In most cases where output is obtained from an adverse party, opposing counsel may come forward and even dispute the factual correctness of the document, thus forcing the court to enter into a mini-trial at the stage of admissibility itself. The gap that existed in the Anvar regime for cases where certification could not be obtained by the party was meant to be filled by Shafi Mohammed.

Anvar chose to take a stricter approach towards the provision and Arjun Panditrao built on the same line of reasoning, making Indian one of the few countries with the strictest admissibility norms for electronic evidence.

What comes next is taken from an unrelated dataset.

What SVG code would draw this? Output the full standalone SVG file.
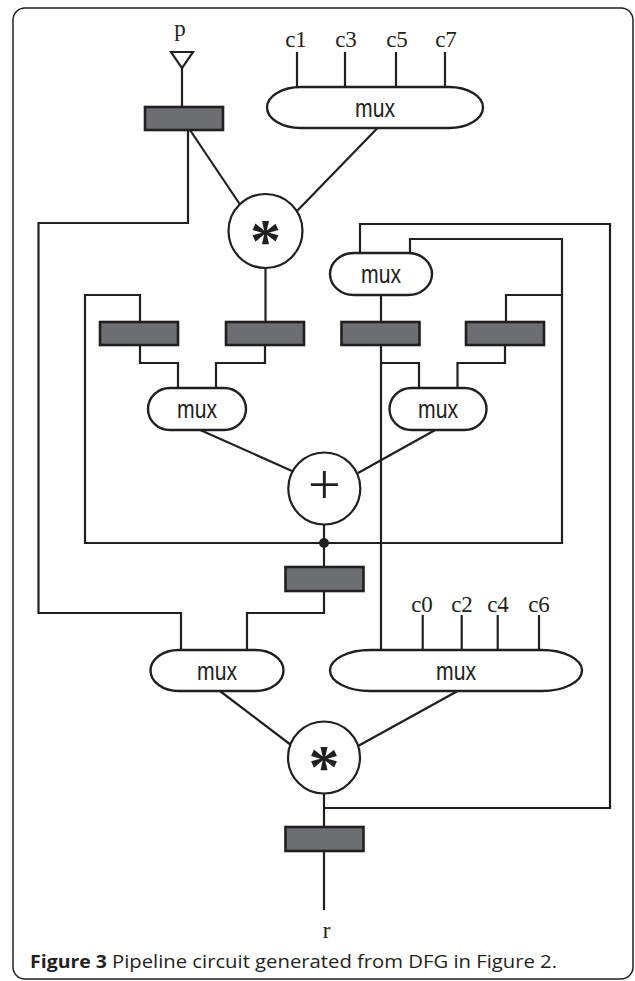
<svg xmlns="http://www.w3.org/2000/svg" width="635" height="981" viewBox="0 0 635 981">
<style>
.w{fill:none;stroke:#231f20;stroke-width:2.2;stroke-linejoin:miter;stroke-linecap:butt}
.reg{fill:#6d6e71;stroke:#231f20;stroke-width:2.6}
.mux{fill:#fff;stroke:#231f20;stroke-width:2.4}
.op{fill:#fff;stroke:#231f20;stroke-width:2.2}
.mt{font-family:"Liberation Sans",Arial,sans-serif;font-size:26px;fill:#231f20;text-anchor:middle}
.lbl{font-family:"Liberation Serif","Times New Roman",serif;font-size:23px;fill:#231f20;text-anchor:middle}
.sym{font-family:"Liberation Serif","Times New Roman",serif;fill:#231f20;text-anchor:middle}
.cap{font-family:"Open Sans","Noto Sans",sans-serif;font-size:18px;fill:#231f20}
</style>
<rect x="13" y="8" width="620" height="971" rx="12" ry="12" fill="#fff" stroke="#231f20" stroke-width="1.5"/>
<g id="connectors">
<polyline class="w" points="182,68 182,107"/>
<polyline class="w" points="297,52 297,88"/>
<polyline class="w" points="345,52 345,88"/>
<polyline class="w" points="396,52 396,88"/>
<polyline class="w" points="445,52 445,88"/>
<line class="w" x1="190" y1="130" x2="241" y2="206"/>
<line class="w" x1="378.5" y1="127" x2="297" y2="211"/>
<polyline class="w" points="188,130 188,223 38.5,223 38.5,613 181,613 181,651"/>
<polyline class="w" points="265.5,267 265.5,322"/>
<polyline class="w" points="360,254 360,224 610,224 610,808 324,808"/>
<polyline class="w" points="410,254 410,239 562,239 562,543 85,543 85,295 140,295 140,322"/>
<polyline class="w" points="562,295 506,295 506,322"/>
<polyline class="w" points="381,294 381,322"/>
<polyline class="w" points="140,345 140,363 178,363 178,389"/>
<polyline class="w" points="265,345 265,363 216,363 216,389"/>
<polyline class="w" points="381,345 381,651"/>
<polyline class="w" points="381,363 419,363 419,389"/>
<polyline class="w" points="505,345 505,363 457.5,363 457.5,389"/>
<line class="w" x1="198" y1="429" x2="292" y2="471"/>
<line class="w" x1="437" y1="429" x2="358" y2="473"/>
<polyline class="w" points="324,524 324,567"/>
<circle cx="324" cy="543" r="5" fill="#231f20"/>
<polyline class="w" points="324,591 324,613 247,613 247,651"/>
<polyline class="w" points="422.7,615 422.7,651"/>
<polyline class="w" points="461.7,615 461.7,651"/>
<polyline class="w" points="497.7,615 497.7,651"/>
<polyline class="w" points="539,615 539,651"/>
<line class="w" x1="218.6" y1="690" x2="291" y2="745"/>
<line class="w" x1="459.5" y1="690" x2="358" y2="746"/>
<polyline class="w" points="324,793 324,827"/>
<polyline class="w" points="324,851 324,910"/>
</g>
<g id="input-p">
<polygon points="171,52 193,52 182,68" fill="#fff" stroke="#231f20" stroke-width="2.2"/>
<text class="lbl" x="180" y="36" font-size="24">p</text>
</g>
<g id="labels-c-top">
<text class="lbl" x="296" y="47">c1</text>
<text class="lbl" x="346" y="47">c3</text>
<text class="lbl" x="397" y="47">c5</text>
<text class="lbl" x="446" y="47">c7</text>
</g>
<g id="labels-c-bottom">
<text class="lbl" x="422" y="612">c0</text>
<text class="lbl" x="462" y="612">c2</text>
<text class="lbl" x="498" y="612">c4</text>
<text class="lbl" x="539" y="612">c6</text>
</g>
<g id="reg1"><rect class="reg" x="145" y="107" width="78" height="23"/></g>
<g id="regA"><rect class="reg" x="100" y="322" width="78" height="23"/></g>
<g id="regB"><rect class="reg" x="226" y="322" width="78" height="23"/></g>
<g id="regC"><rect class="reg" x="341.5" y="322" width="78" height="23"/></g>
<g id="regD"><rect class="reg" x="466" y="322" width="78" height="23"/></g>
<g id="regE"><rect class="reg" x="285.5" y="567" width="78" height="24"/></g>
<g id="regF"><rect class="reg" x="285.5" y="827" width="78" height="24"/></g>
<g id="mux-top"><rect class="mux" x="267" y="87" width="216" height="41" rx="34" ry="20.5"/><text class="mt" x="375" y="117" textLength="40" lengthAdjust="spacingAndGlyphs">mux</text></g>
<g id="mux-mid"><rect class="mux" x="330" y="253" width="102" height="42" rx="24" ry="21"/><text class="mt" x="381" y="283" textLength="40" lengthAdjust="spacingAndGlyphs">mux</text></g>
<g id="mux-left"><rect class="mux" x="148" y="388" width="98" height="42" rx="22" ry="21"/><text class="mt" x="197" y="418" textLength="40" lengthAdjust="spacingAndGlyphs">mux</text></g>
<g id="mux-right"><rect class="mux" x="389.5" y="388" width="97" height="42" rx="22" ry="21"/><text class="mt" x="438" y="418" textLength="40" lengthAdjust="spacingAndGlyphs">mux</text></g>
<g id="mux-bl"><rect class="mux" x="150.5" y="650" width="133" height="41" rx="28" ry="20.5"/><text class="mt" x="217" y="680" textLength="40" lengthAdjust="spacingAndGlyphs">mux</text></g>
<g id="mux-br"><rect class="mux" x="330" y="650" width="252" height="41" rx="40" ry="20.5"/><text class="mt" x="456" y="680" textLength="40" lengthAdjust="spacingAndGlyphs">mux</text></g>
<g id="mul1"><circle class="op" cx="265.5" cy="231" r="37"/><text class="sym" x="265.5" y="261" font-size="62" font-weight="bold">*</text></g>
<g id="add"><circle class="op" cx="324.3" cy="488.5" r="36"/><text class="sym" x="324.3" y="503.5" font-size="58">+</text></g>
<g id="mul2"><circle class="op" cx="324" cy="757.5" r="36"/><text class="sym" x="324" y="787" font-size="62" font-weight="bold">*</text></g>
<g id="output-r"><text class="lbl" x="326.5" y="938" font-size="24">r</text></g>
<g id="caption">
<text class="cap" x="30" y="968" font-weight="bold" textLength="77" lengthAdjust="spacingAndGlyphs">Figure 3</text>
<text class="cap" x="112" y="968" textLength="445" lengthAdjust="spacingAndGlyphs">Pipeline circuit generated from DFG in Figure 2.</text>
</g>
</svg>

The clarifications as provided in the reference may tell us that Anvar is the correct law to follow, but are yet to convey the very nature of section 65B, the issue with calling witnesses to prove documents as an alternative to certification, and the delay that will be suffered in making applications to the court in cases where the 65B certificate cannot be obtained. It is unlikely that there will be another revision of the current stance anytime soon, and it looks like for the time being we have to comply with a mandatory certificate requirement for all electronic evidence.